Fretilin's role in the campaign for independence, which included brave resistance to Indonesian occupation against overwhelming odds, secured for the party an almost mythical status among many Timorese. Most of the party's leaders, including Nicolao Lobato and Vicente Sahe, were killed during the struggle; other surviving founding members, such as Ramos Horta and Xanana themselves, left the party in the early 1990s to become independent figures for the sake of national unity.
With most of Fretilin's leaders dead or no longer inside the party, Alkatiri was able to assume control almost by default. The esteem in which Fretilin was held meant that whoever controlled the party could win the government. Fretilin was the vehicle by which Mari Alkatiri gained power in East Timor.
Mari Alkatiri used his dominance of the party to frustrate Xanana Gusmao and José Ramos Horta's plan to remodel the CNRT (which had confined Alkatiri to a minor position) and instead forced the umbrella organisation's dissolution. Fretilin's dominance in parliament then enabled Alkatiri to hinder Gusmao's attempts to draft a constitution that gave substantial powers to the president; the constitution eventually adopted was to render Gusmao, the man who had made the utmost sacrifices for the nation, a mere ceremonial figure. Xanana retaliated by not so discreetly supporting the two main opposition parties (the Democratic Party [PD] and the Social Democrat Party [PSD]) as a way to balance Fretilin's political dominance.
This high-level rivalry between president and prime minister became entwined with the internal politics of the security forces, leading the police and army to be divided into pro-Xanana and pro-Alkatiri forces. This factionalism is further exacerbated by regional and ethnic tensions within East Timor. The internal east-west divide in particular, never a serious problem in the past, has been exploited by many opportunistic politicians who have unleashed passions that threaten to get out of their or anyone else's control.
The role of the church
Alkatiri's style of leadership, characterised by arrogance and confrontation, has made an influential local enemy: the Catholic church. The church's leaders detest Alkatiri's perceived excessive secularism and his alleged communist tendencies. In May 2005, there was extensive opposition to Alkatiri's decision to make religious education in schools optional rather than (as desired by the church) compulsory. The prime minister responded in a notably cavalier and rude manner; he declared, for example, that he was unworried about the church protests because "since I know I'm going to hell, who cares".
Such comments won him few friends among the Catholic church's followers in a country where the institution is a respected part of the fabric of social life. The fact that Alkatiri is himself a Muslim and of Arab origin (the descendant of Yemeni settlers) in an overwhelming Catholic nation means that his combative style is even more likely to reinforce the more conservative and racist elements in the church. The church's displeasure with Alkatiri is reflected in insulting descriptions of him from some of East Timor's influential bishops, of which "communist prostitute" is one of the more printable.
The mobilisation of fear
The corrosion of political authority in East Timor was reflected in a collapse in morale in the national police force (PNTL) as well as widespread allegations of human-rights abuse. The minister of police until recently, Rogerio Lobato, had been imprisoned in Angola for four years on diamond-trafficking charges in the early 1980s, and was widely known to be corrupt. The decay of the PNTL was further reflected in massive desertions that led to the effective end of the institution.

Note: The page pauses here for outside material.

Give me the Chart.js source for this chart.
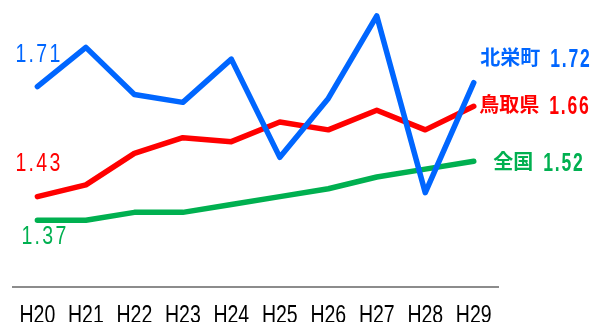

A further source of instability has been the numerous grupos de artes marcias (martial-arts groups). During Indonesia's occupation, many young Timorese joined these groups as a way to defend themselves under its rigours and to channel energies which could not easily find other forms of legitimate expression. Most were and are dedicated to sports, but some members turned to crime and many were used by the Indonesian military as thugs and mobs for hire. After independence, Timor-Leste inherited dozens of these associations, which continued to engage in illegal gambling, smuggling and extortion. The largest, the gorkas, is believed to number some 10,000 members.
These gangs use the opportunity of social protests and political disputes to plunder and steal. Their members have in general little political motivation, and are attracted mainly by the prospects of reward from looting shops and other private property. The calimao 2000 group, for example, is coming to resemble a collection of professional thugs for hire. The high levels of unemployment in the country (more than 50%, and as high as 70% in Dili) provide an enormous source of recruits for such groups.
Some gangs, however, are affiliated with certain individuals who have political ambitions. For instance, the sagrada familia clan has close links with a former guerrilla commander, Furai Bot, who has been opposing the government since 2001.
A political catharsis
The fact that someone like Mari Alkatiri was able to end up as the most powerful man in East Timor is a serious historical anomaly. To some extent the unfinished crisis of April-June 2006 can be regarded as a correction of this anomaly, one that should have happened peacefully and constitutionally. There are slow signals of political change, especially a diminution in the authority of Mari Alkatiri: as a result of the crisis, he has been forced to relinquish to Ramos Horta his authority over the police and defence portfolios. In this perspective, a historical anomaly has begun to be addressed though at a price that has proved terrible for East Timor and its people.
Three recent developments involving the international community the security assistance delivered by East Timor's regional neighbours (Australia and Malaysia) and ex-colonial power (Portugal); the agreement on a United Nations investigation into the crisis; and the 18million development aid agreed by the European Union on 9 June together offer further hope that East Timor can turn the corner once the immediate crisis has passed.
At the same time, Mari Alkatiri's refusal to resign as prime minister, and his declared intention of running again in the 2007 elections, do not augur well. The hurricane of disorder in East Timor cannot be attributed to one figure, but as long as Alkatiri remains in power hidden behind the protective shield of Fretilin this poor little country's future will remain a hostage to a political manipulation and division that it cannot afford.